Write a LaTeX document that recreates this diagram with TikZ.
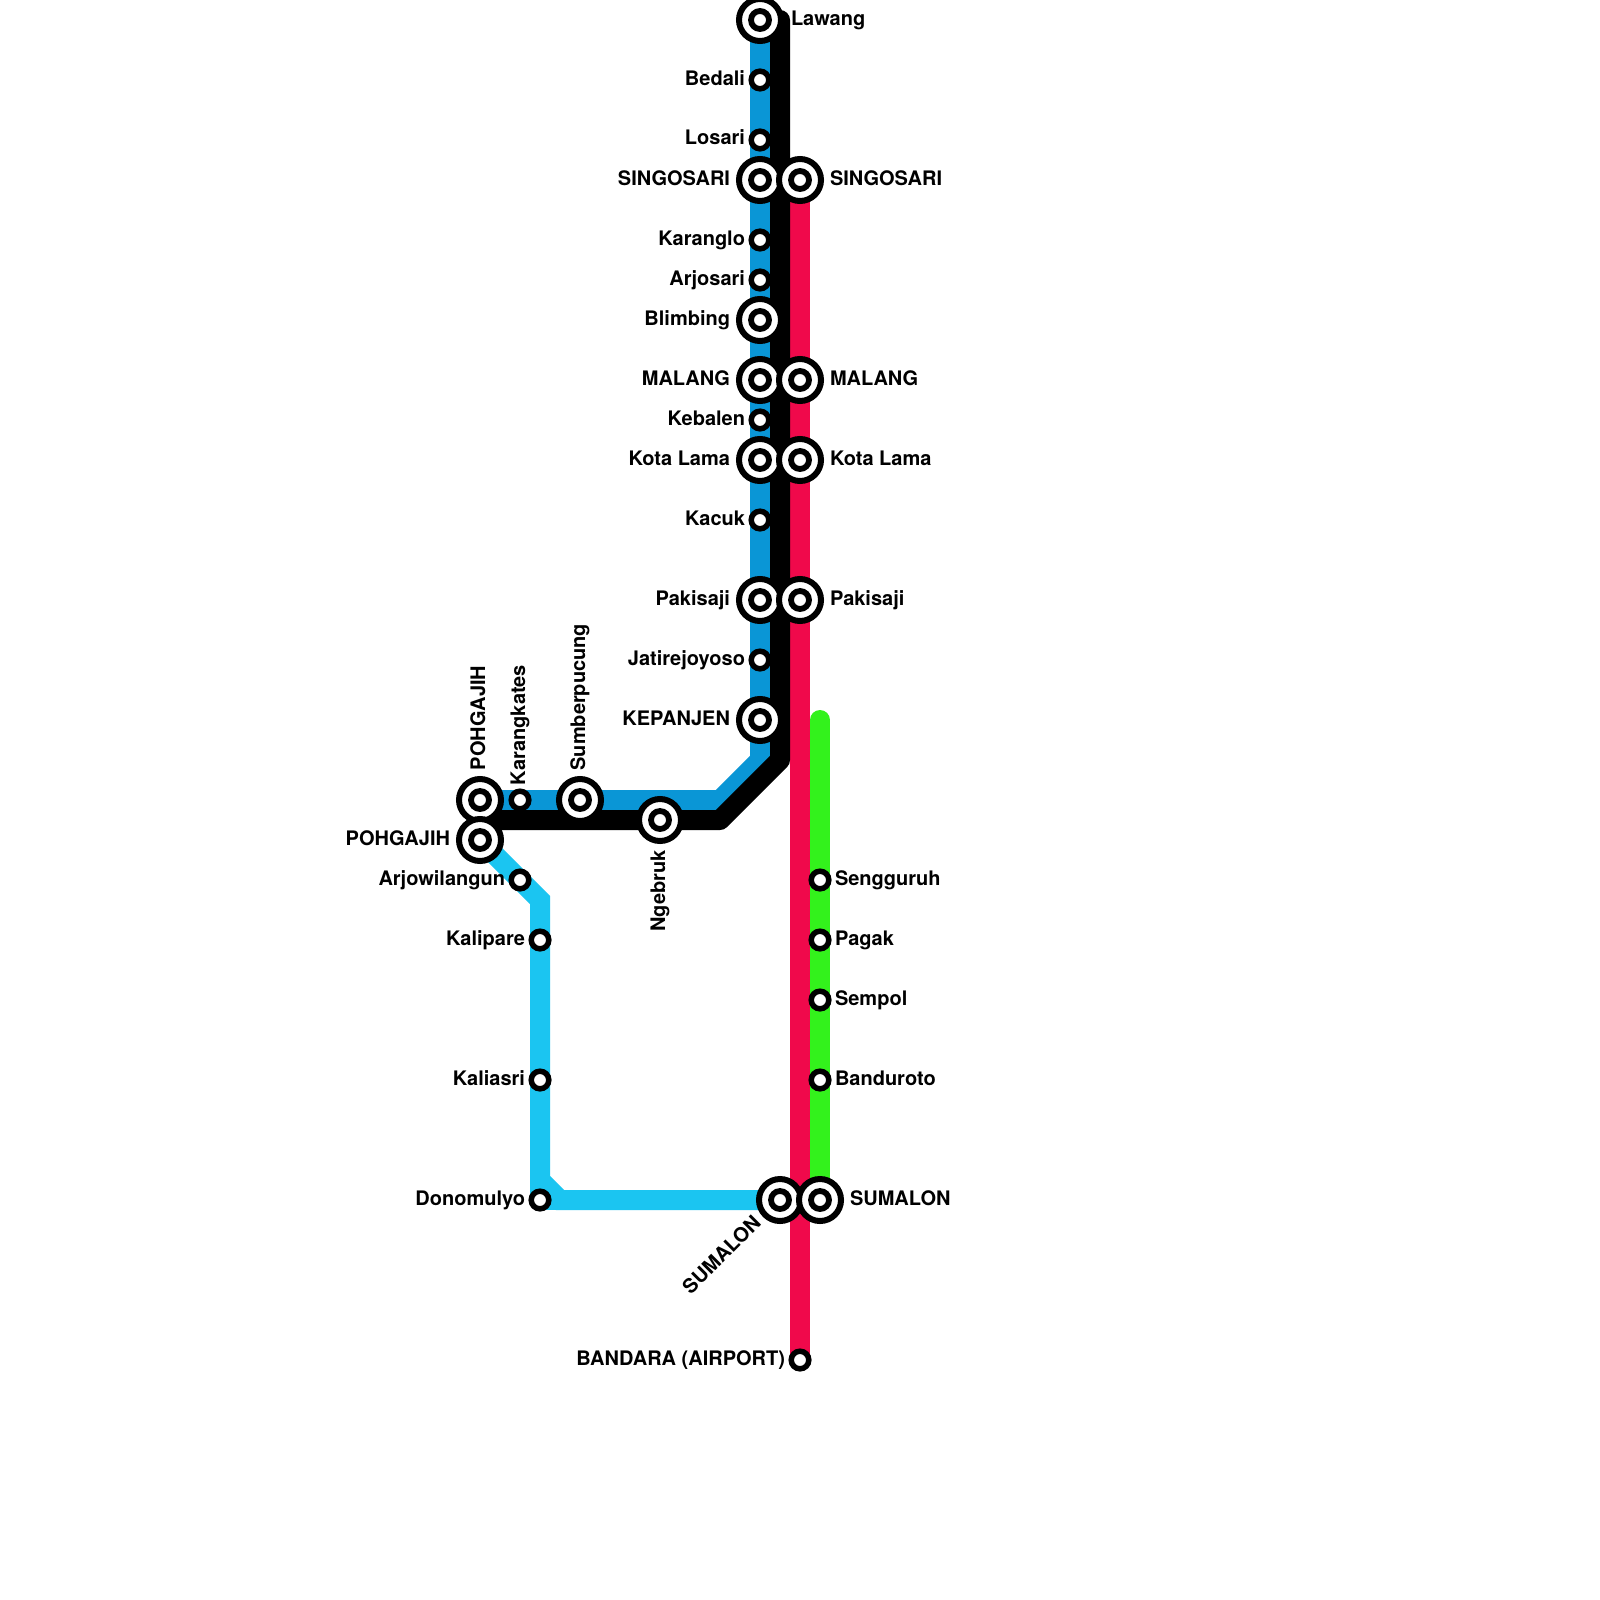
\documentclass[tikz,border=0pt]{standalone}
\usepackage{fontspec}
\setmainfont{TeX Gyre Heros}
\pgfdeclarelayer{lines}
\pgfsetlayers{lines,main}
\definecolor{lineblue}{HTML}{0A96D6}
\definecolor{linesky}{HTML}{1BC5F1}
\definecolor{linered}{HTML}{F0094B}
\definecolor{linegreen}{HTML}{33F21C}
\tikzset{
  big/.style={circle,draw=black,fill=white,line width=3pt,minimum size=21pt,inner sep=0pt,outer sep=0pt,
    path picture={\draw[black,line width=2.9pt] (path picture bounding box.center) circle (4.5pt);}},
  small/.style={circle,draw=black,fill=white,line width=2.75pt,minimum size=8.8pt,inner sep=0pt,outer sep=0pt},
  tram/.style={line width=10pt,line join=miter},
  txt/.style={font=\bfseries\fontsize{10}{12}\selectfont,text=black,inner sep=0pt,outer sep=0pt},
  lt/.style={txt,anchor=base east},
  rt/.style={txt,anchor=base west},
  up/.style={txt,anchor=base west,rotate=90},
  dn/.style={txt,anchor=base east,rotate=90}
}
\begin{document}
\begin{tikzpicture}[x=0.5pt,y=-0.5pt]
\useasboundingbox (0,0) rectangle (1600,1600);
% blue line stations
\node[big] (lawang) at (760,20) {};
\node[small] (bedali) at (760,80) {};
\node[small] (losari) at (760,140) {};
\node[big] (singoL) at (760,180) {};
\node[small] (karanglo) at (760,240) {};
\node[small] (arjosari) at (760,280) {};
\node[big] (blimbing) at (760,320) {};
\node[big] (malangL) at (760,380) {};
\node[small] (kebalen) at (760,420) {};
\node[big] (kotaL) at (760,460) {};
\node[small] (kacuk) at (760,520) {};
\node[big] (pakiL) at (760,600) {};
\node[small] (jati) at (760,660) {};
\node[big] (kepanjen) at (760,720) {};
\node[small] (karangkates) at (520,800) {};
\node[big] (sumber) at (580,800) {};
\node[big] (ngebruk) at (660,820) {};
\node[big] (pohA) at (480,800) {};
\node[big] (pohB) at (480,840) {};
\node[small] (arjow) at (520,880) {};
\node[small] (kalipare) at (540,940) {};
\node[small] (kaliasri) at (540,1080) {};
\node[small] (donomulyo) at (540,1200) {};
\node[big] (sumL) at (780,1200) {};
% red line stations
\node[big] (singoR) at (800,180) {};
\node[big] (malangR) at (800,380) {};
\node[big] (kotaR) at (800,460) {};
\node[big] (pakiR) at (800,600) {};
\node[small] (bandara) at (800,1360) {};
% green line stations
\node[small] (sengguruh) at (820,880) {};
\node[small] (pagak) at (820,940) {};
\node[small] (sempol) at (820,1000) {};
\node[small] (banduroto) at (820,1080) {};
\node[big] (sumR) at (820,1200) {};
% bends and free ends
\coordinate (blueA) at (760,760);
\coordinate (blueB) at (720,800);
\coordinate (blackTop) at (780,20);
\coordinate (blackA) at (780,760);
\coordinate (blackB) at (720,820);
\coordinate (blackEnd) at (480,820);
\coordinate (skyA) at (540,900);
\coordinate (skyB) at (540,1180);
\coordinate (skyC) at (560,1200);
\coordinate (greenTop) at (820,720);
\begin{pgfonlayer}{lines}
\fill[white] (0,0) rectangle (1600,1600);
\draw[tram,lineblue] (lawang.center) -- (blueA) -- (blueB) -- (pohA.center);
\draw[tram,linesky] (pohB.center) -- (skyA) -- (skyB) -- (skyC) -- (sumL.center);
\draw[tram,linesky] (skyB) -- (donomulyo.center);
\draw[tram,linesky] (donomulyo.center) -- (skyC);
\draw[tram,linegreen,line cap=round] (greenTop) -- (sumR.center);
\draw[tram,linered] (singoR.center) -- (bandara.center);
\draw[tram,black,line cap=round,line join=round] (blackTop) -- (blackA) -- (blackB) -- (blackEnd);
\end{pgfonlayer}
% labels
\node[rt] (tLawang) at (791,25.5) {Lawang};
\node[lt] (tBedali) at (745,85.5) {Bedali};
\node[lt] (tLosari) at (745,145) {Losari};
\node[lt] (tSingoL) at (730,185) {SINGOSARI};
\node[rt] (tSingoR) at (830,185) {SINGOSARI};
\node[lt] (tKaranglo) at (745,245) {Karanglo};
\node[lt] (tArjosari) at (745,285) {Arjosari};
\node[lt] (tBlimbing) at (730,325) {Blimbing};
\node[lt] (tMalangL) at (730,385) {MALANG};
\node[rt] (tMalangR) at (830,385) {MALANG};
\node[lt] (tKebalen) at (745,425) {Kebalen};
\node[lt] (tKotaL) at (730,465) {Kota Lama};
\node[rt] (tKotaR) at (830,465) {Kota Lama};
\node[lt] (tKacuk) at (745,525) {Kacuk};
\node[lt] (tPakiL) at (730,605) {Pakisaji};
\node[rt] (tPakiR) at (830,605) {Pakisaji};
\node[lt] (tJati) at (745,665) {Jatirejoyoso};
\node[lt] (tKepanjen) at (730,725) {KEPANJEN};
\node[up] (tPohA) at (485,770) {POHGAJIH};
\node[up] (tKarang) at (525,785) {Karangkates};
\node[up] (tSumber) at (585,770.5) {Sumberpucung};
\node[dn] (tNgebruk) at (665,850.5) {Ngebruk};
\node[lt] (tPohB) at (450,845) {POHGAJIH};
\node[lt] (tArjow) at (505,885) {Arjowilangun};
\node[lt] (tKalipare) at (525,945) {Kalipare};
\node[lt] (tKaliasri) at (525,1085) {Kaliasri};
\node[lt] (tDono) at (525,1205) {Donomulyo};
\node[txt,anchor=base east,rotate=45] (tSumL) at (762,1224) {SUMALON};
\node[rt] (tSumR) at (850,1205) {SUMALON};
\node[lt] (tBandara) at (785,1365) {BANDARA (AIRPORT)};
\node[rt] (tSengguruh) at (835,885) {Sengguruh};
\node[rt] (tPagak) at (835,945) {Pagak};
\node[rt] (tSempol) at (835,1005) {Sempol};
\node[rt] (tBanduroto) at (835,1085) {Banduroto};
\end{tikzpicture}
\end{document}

▬▬▬▬▬▬

> **Exercise goal**:
Copy the material exactly. Do not include the pictures.

> **Answer to the exercise**:
Write a LaTeX document that recreates this diagram with TikZ.
\documentclass[tikz,border=0pt]{standalone}
\usepackage{fontspec}
\setmainfont{TeX Gyre Heros}
\pgfdeclarelayer{lines}
\pgfsetlayers{lines,main}
\definecolor{lineblue}{HTML}{0A96D6}
\definecolor{linesky}{HTML}{1BC5F1}
\definecolor{linered}{HTML}{F0094B}
\definecolor{linegreen}{HTML}{33F21C}
\tikzset{
  big/.style={circle,draw=black,fill=white,line width=3pt,minimum size=21pt,inner sep=0pt,outer sep=0pt,
    path picture={\draw[black,line width=2.9pt] (path picture bounding box.center) circle (4.5pt);}},
  small/.style={circle,draw=black,fill=white,line width=2.75pt,minimum size=8.8pt,inner sep=0pt,outer sep=0pt},
  tram/.style={line width=10pt,line join=miter},
  txt/.style={font=\bfseries\fontsize{10}{12}\selectfont,text=black,inner sep=0pt,outer sep=0pt},
  lt/.style={txt,anchor=base east},
  rt/.style={txt,anchor=base west},
  up/.style={txt,anchor=base west,rotate=90},
  dn/.style={txt,anchor=base east,rotate=90}
}
\begin{document}
\begin{tikzpicture}[x=0.5pt,y=-0.5pt]
\useasboundingbox (0,0) rectangle (1600,1600);
% blue line stations
\node[big] (lawang) at (760,20) {};
\node[small] (bedali) at (760,80) {};
\node[small] (losari) at (760,140) {};
\node[big] (singoL) at (760,180) {};
\node[small] (karanglo) at (760,240) {};
\node[small] (arjosari) at (760,280) {};
\node[big] (blimbing) at (760,320) {};
\node[big] (malangL) at (760,380) {};
\node[small] (kebalen) at (760,420) {};
\node[big] (kotaL) at (760,460) {};
\node[small] (kacuk) at (760,520) {};
\node[big] (pakiL) at (760,600) {};
\node[small] (jati) at (760,660) {};
\node[big] (kepanjen) at (760,720) {};
\node[small] (karangkates) at (520,800) {};
\node[big] (sumber) at (580,800) {};
\node[big] (ngebruk) at (660,820) {};
\node[big] (pohA) at (480,800) {};
\node[big] (pohB) at (480,840) {};
\node[small] (arjow) at (520,880) {};
\node[small] (kalipare) at (540,940) {};
\node[small] (kaliasri) at (540,1080) {};
\node[small] (donomulyo) at (540,1200) {};
\node[big] (sumL) at (780,1200) {};
% red line stations
\node[big] (singoR) at (800,180) {};
\node[big] (malangR) at (800,380) {};
\node[big] (kotaR) at (800,460) {};
\node[big] (pakiR) at (800,600) {};
\node[small] (bandara) at (800,1360) {};
% green line stations
\node[small] (sengguruh) at (820,880) {};
\node[small] (pagak) at (820,940) {};
\node[small] (sempol) at (820,1000) {};
\node[small] (banduroto) at (820,1080) {};
\node[big] (sumR) at (820,1200) {};
% bends and free ends
\coordinate (blueA) at (760,760);
\coordinate (blueB) at (720,800);
\coordinate (blackTop) at (780,20);
\coordinate (blackA) at (780,760);
\coordinate (blackB) at (720,820);
\coordinate (blackEnd) at (480,820);
\coordinate (skyA) at (540,900);
\coordinate (skyB) at (540,1180);
\coordinate (skyC) at (560,1200);
\coordinate (greenTop) at (820,720);
\begin{pgfonlayer}{lines}
\fill[white] (0,0) rectangle (1600,1600);
\draw[tram,lineblue] (lawang.center) -- (blueA) -- (blueB) -- (pohA.center);
\draw[tram,linesky] (pohB.center) -- (skyA) -- (skyB) -- (skyC) -- (sumL.center);
\draw[tram,linesky] (skyB) -- (donomulyo.center);
\draw[tram,linesky] (donomulyo.center) -- (skyC);
\draw[tram,linegreen,line cap=round] (greenTop) -- (sumR.center);
\draw[tram,linered] (singoR.center) -- (bandara.center);
\draw[tram,black,line cap=round,line join=round] (blackTop) -- (blackA) -- (blackB) -- (blackEnd);
\end{pgfonlayer}
% labels
\node[rt] (tLawang) at (791,25.5) {Lawang};
\node[lt] (tBedali) at (745,85.5) {Bedali};
\node[lt] (tLosari) at (745,145) {Losari};
\node[lt] (tSingoL) at (730,185) {SINGOSARI};
\node[rt] (tSingoR) at (830,185) {SINGOSARI};
\node[lt] (tKaranglo) at (745,245) {Karanglo};
\node[lt] (tArjosari) at (745,285) {Arjosari};
\node[lt] (tBlimbing) at (730,325) {Blimbing};
\node[lt] (tMalangL) at (730,385) {MALANG};
\node[rt] (tMalangR) at (830,385) {MALANG};
\node[lt] (tKebalen) at (745,425) {Kebalen};
\node[lt] (tKotaL) at (730,465) {Kota Lama};
\node[rt] (tKotaR) at (830,465) {Kota Lama};
\node[lt] (tKacuk) at (745,525) {Kacuk};
\node[lt] (tPakiL) at (730,605) {Pakisaji};
\node[rt] (tPakiR) at (830,605) {Pakisaji};
\node[lt] (tJati) at (745,665) {Jatirejoyoso};
\node[lt] (tKepanjen) at (730,725) {KEPANJEN};
\node[up] (tPohA) at (485,770) {POHGAJIH};
\node[up] (tKarang) at (525,785) {Karangkates};
\node[up] (tSumber) at (585,770.5) {Sumberpucung};
\node[dn] (tNgebruk) at (665,850.5) {Ngebruk};
\node[lt] (tPohB) at (450,845) {POHGAJIH};
\node[lt] (tArjow) at (505,885) {Arjowilangun};
\node[lt] (tKalipare) at (525,945) {Kalipare};
\node[lt] (tKaliasri) at (525,1085) {Kaliasri};
\node[lt] (tDono) at (525,1205) {Donomulyo};
\node[txt,anchor=base east,rotate=45] (tSumL) at (762,1224) {SUMALON};
\node[rt] (tSumR) at (850,1205) {SUMALON};
\node[lt] (tBandara) at (785,1365) {BANDARA (AIRPORT)};
\node[rt] (tSengguruh) at (835,885) {Sengguruh};
\node[rt] (tPagak) at (835,945) {Pagak};
\node[rt] (tSempol) at (835,1005) {Sempol};
\node[rt] (tBanduroto) at (835,1085) {Banduroto};
\end{tikzpicture}
\end{document}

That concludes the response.